Brief Communications

Isopropanol Protein Precipitation for the Analysis of Plasma Free Metanephrines by Liquid Chromatography–Tandem Mass Spectrometry

Luke C. Marney 1, Thomas J. Laha 1, Geoffrey S. Baird 1, Petrie M. Rainey 1, Andrew N. Hoofnagle 1*

1 Department of Laboratory Medicine, University of Washington, Seattle, WA

* To whom correspondence should be addressed. E-mail: ahoof{at}u.washington.edu.

BACKGROUND: High-performance liquid chromatography–tandem mass spectrometric (LC-MS/MS)1 analysis of plasma free metanephrines is the most diagnostically sensitive and specific screening test for the diagnosis of pheochromocytoma. We sought to develop an in-house method for this expensive test

METHODS: We used off-line isopropanol protein precipitation of plasma to remove interfering substances before LC-MS/MS analysis.

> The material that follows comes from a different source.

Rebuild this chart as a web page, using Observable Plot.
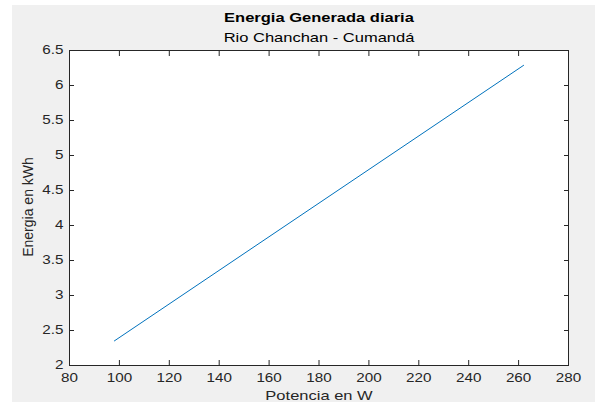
<!DOCTYPE html>
<html>
<head>
<meta charset="utf-8">
<script src="https://cdn.jsdelivr.net/npm/d3@7"></script>
<script src="https://cdn.jsdelivr.net/npm/@observablehq/plot@0.6"></script>
<style>
  html, body { margin: 0; padding: 0; background: #ffffff; }
  #wrap { position: relative; width: 598px; height: 402px; overflow: hidden; background: #ffffff; }
  #bg { position: absolute; left: 12px; top: 5px; width: 583px; height: 397px; background: #f0f0f0; }
  #chart { position: absolute; left: 0; top: 0; }
</style>
</head>
<body>
<div id="wrap"><div id="bg"></div><div id="chart"></div></div>
<script>
// Data
const potencia = [98, 262];          // W
const energia = [2.352, 6.288];      // kWh
const xTicks = [80, 100, 120, 140, 160, 180, 200, 220, 240, 260, 280];
const yTicks = [2, 2.5, 3, 3.5, 4, 4.5, 5, 5.5, 6, 6.5];
const titleText = "Energia Generada diaria";
const subtitleText = "Rio Chanchan - Cumandá";
const xLabel = "Potencia en W";
const yLabel = "Energia en kWh";

const data = potencia.map((p, i) => ({p, e: energia[i]}));
const axisColor = "#262626";

const chart = Plot.plot({
  width: 598,
  height: 402,
  marginLeft: 69,
  marginRight: 30,
  marginTop: 50,
  marginBottom: 37,
  style: {background: "transparent", fontFamily: "'Liberation Sans', Arial, sans-serif", fontSize: "12px", color: axisColor},
  x: {domain: [80, 280]},
  y: {domain: [2, 6.5]},
  marks: [
    Plot.frame({fill: "white", stroke: null}),
    Plot.line(data, {x: "p", y: "e", stroke: "#0072BD", strokeWidth: 1}),
    // tick labels
    Plot.axisX({ticks: xTicks, tickSize: 0, tickPadding: 8, label: null, fontSize: 12, tickFormat: d => `${d}`}),
    Plot.axisY({ticks: yTicks, tickSize: 0, tickPadding: 6, label: null, fontSize: 12, tickFormat: d => `${d}`}),
    // inward ticks on all four sides
    Plot.axisX({ticks: xTicks, anchor: "bottom", tickSize: 5, dy: -5, text: null, label: null, stroke: axisColor}),
    Plot.axisX({ticks: xTicks, anchor: "top", tickSize: 5, dy: 5, text: null, label: null, stroke: axisColor}),
    Plot.axisY({ticks: yTicks, anchor: "left", tickSize: 5, dx: 5, text: null, label: null, stroke: axisColor}),
    Plot.axisY({ticks: yTicks, anchor: "right", tickSize: 5, dx: -5, text: null, label: null, stroke: axisColor}),
    Plot.frame({stroke: axisColor, strokeWidth: 1}),
    // titles and axis labels
    Plot.text([titleText], {text: d => d, frameAnchor: "top", lineAnchor: "middle", textAnchor: "middle", dy: -33, fontWeight: "bold", fontSize: 13, fill: "#000"}),
    Plot.text([subtitleText], {text: d => d, frameAnchor: "top", lineAnchor: "middle", textAnchor: "middle", dy: -13, fontSize: 13, fill: "#000"}),
    Plot.text([xLabel], {text: d => d, frameAnchor: "bottom", lineAnchor: "middle", textAnchor: "middle", dy: 30, fontSize: 13, fill: axisColor}),
    Plot.text([yLabel], {text: d => d, frameAnchor: "left", lineAnchor: "middle", textAnchor: "middle", dx: -40.5, dy: -1, rotate: -90, fontSize: 14, fill: axisColor})
  ]
});

// The reference is horizontally stretched; stretch the (horizontal) glyphs to match.
const S = 1.27;
chart.querySelectorAll("text").forEach(el => {
  const t = el.getAttribute("transform");
  if (t && /rotate\(/.test(t)) return;
  if (t && /translate\(/.test(t)) {
    el.setAttribute("transform", t.replace(/(translate\([^)]*\))/, `$1 scale(${S},1)`));
  } else {
    const x = +(el.getAttribute("x") || 0), y = +(el.getAttribute("y") || 0);
    el.setAttribute("transform", `translate(${x},${y}) scale(${S},1) translate(${-x},${-y})`);
  }
});

document.getElementById("chart").appendChild(chart);
</script>
</body>
</html>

We compared the extraction efficiency and limits of quantification of protein precipitation to those of previously reported solid-phase techniques.

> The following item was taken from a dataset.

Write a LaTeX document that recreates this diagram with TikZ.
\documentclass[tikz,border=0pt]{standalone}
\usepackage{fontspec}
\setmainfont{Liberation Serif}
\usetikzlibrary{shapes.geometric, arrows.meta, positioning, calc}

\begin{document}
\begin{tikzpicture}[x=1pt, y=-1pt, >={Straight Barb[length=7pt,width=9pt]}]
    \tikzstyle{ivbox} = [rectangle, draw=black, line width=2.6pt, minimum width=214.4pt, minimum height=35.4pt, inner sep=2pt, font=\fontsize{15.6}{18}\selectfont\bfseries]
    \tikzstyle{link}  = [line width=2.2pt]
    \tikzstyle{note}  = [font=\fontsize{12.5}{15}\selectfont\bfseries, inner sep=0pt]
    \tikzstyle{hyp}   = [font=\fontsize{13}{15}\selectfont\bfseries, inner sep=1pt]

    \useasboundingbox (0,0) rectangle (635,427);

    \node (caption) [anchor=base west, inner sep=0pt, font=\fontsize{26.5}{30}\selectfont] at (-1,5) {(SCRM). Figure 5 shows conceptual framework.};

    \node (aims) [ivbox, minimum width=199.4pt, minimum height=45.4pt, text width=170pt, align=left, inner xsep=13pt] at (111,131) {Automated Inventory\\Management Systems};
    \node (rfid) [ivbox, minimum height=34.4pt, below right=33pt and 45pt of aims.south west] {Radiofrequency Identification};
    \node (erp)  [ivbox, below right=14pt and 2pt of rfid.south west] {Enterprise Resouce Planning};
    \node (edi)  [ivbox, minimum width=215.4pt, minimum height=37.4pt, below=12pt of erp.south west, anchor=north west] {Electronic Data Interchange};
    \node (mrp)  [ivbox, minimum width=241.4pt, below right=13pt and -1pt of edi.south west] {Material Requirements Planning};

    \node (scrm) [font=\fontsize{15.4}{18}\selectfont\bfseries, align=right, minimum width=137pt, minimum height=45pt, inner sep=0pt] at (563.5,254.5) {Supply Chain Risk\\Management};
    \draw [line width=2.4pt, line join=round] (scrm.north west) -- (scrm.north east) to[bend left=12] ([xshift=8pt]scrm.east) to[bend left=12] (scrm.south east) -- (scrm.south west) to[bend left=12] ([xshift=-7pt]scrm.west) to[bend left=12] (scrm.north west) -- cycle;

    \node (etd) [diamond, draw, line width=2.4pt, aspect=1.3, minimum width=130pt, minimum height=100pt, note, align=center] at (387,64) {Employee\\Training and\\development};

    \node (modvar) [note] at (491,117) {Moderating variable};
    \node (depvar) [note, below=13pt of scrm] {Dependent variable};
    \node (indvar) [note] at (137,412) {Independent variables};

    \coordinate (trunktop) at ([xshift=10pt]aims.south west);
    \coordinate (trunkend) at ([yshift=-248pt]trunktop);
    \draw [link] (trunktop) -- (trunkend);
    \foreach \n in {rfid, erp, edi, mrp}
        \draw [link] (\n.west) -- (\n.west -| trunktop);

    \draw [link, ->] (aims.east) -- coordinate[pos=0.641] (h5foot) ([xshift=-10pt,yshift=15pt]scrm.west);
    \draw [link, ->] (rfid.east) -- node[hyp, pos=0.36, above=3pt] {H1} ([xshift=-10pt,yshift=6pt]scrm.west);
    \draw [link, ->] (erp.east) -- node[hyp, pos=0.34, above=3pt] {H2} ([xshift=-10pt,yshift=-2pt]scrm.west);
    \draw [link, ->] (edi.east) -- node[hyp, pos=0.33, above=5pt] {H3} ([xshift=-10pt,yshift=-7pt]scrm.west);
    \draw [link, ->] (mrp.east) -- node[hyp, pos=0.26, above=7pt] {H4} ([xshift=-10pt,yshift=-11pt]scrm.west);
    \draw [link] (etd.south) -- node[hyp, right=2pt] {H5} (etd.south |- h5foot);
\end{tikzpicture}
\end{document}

RESULTS: The new method had limits of quantification of 0.09 nmol/L and 0.17 nmol/L for metanephrine and normetanephrine, respectively. Method comparison with a previously described solid-phase extraction method revealed Deming regression slopes of 0.904 and 0.994, intercepts of 0.007 and 0.023, and SEs of the residuals (Sy|m.x) of 0.071 and 0.284 for metanephrine and normetanephrine, respectively. Extraction efficiency of isopropanol protein precipitation was 66% for metanephrine and 35% for normetanephrine, results that were superior to the efficiencies of 4% and 1% for our adapted solid-phase extraction methods. No ion suppression was observed at the retention times for metanephrine and normetanephrine.

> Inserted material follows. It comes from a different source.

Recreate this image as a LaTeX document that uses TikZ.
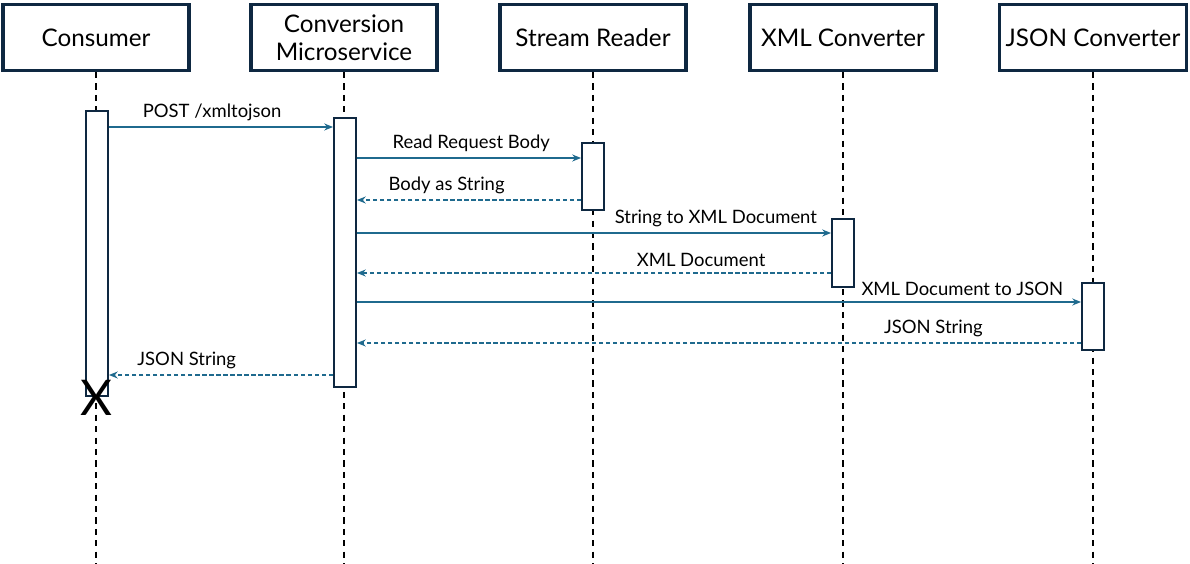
\documentclass[tikz,border=0pt]{standalone}
\usepackage{fontspec}
\setmainfont{Lato}
\usetikzlibrary{arrows.meta}
\definecolor{navy}{HTML}{0E2841}
\definecolor{msgblue}{HTML}{1F6A8E}
\begin{document}
\begin{tikzpicture}[x=0.02cm,y=-0.02cm,
    head/.style={draw=navy,line width=1.8pt,minimum width=3.72cm,minimum height=1.32cm,align=center,font=\fontsize{13.8}{16}\selectfont},
    act/.style={draw=navy,line width=1.1pt,fill=white,minimum width=0.44cm,inner sep=0pt},
    life/.style={line width=1.1pt,dash pattern=on 3.5pt off 3pt},
    msg/.style={msgblue,line width=0.8pt,-{Stealth[length=5pt,width=4pt]}},
    reply/.style={msg,dash pattern=on 2.5pt off 1.5pt},
    lbl/.style={above=0pt,font=\fontsize{10.5}{12}\selectfont,text=black}]
  \useasboundingbox (0,0) rectangle (1190,564);
  % participants
  \node[head] (consumer) at (96,37.5) {Consumer};
  \node[head] (service) at (344,37.5) {Conversion\\Microservice};
  \node[head] (reader) at (593,37.5) {Stream Reader};
  \node[head] (xmlconv) at (843,37.5) {XML Converter};
  \node[head] (jsonconv) at (1093,37.5) {JSON Converter};
  % lifelines
  \foreach \p in {consumer,service,reader,xmlconv,jsonconv}
    \draw[life] (\p.south) -- (\p.south |- 0,564);
  % activations
  \node[act,minimum height=5.7cm] (aconsumer) at (97,253.5) {};
  \node[act,minimum height=5.38cm] (aservice) at (345,252.5) {};
  \node[act,minimum height=1.34cm] (areader) at (593,176.5) {};
  \node[act,minimum height=1.36cm] (axml) at (843,253) {};
  \node[act,minimum height=1.34cm] (ajson) at (1093,316.5) {};
  % messages
  \draw[msg] (aconsumer.east |- 0,127) -- node[lbl,pos=0.46]{POST /xmltojson} (aservice.west |- 0,127);
  \draw[msg] (aservice.east |- 0,158) -- node[lbl,pos=0.51]{Read Request Body} (areader.west |- 0,158);
  \draw[reply] (areader.west |- 0,200) -- node[lbl,pos=0.6]{Body as String} (aservice.east |- 0,200);
  \draw[msg] (aservice.east |- 0,233) -- node[lbl,pos=0.757]{String to XML Document} (axml.west |- 0,233);
  \draw[reply] (axml.west |- 0,273) -- node[lbl,pos=0.274]{XML Document} (aservice.east |- 0,273);
  \draw[msg] (aservice.east |- 0,302) -- node[lbl,pos=0.836]{XML Document to JSON} (ajson.west |- 0,302);
  \draw[reply] (ajson.west |- 0,343) -- node[lbl,pos=0.204]{JSON String} (aservice.east |- 0,343);
  \draw[reply] (aservice.west |- 0,375) -- node[lbl,pos=0.653]{JSON String} (aconsumer.east |- 0,375);
  % destruction
  \node[font=\fontsize{28}{28}\selectfont,inner sep=0pt] (xend) at (96,398) {X};
\end{tikzpicture}
\end{document}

CONCLUSIONS: Isopropanol protein precipitation is a novel and effective off-line sample preparation method for metanephrines that offers a less expensive alternative to on-line solid-phase extraction for low-volume testing and requires a sample volume of only 200 µL. The mass spectrometric analysis time is equivalent to that of solid-phase techniques.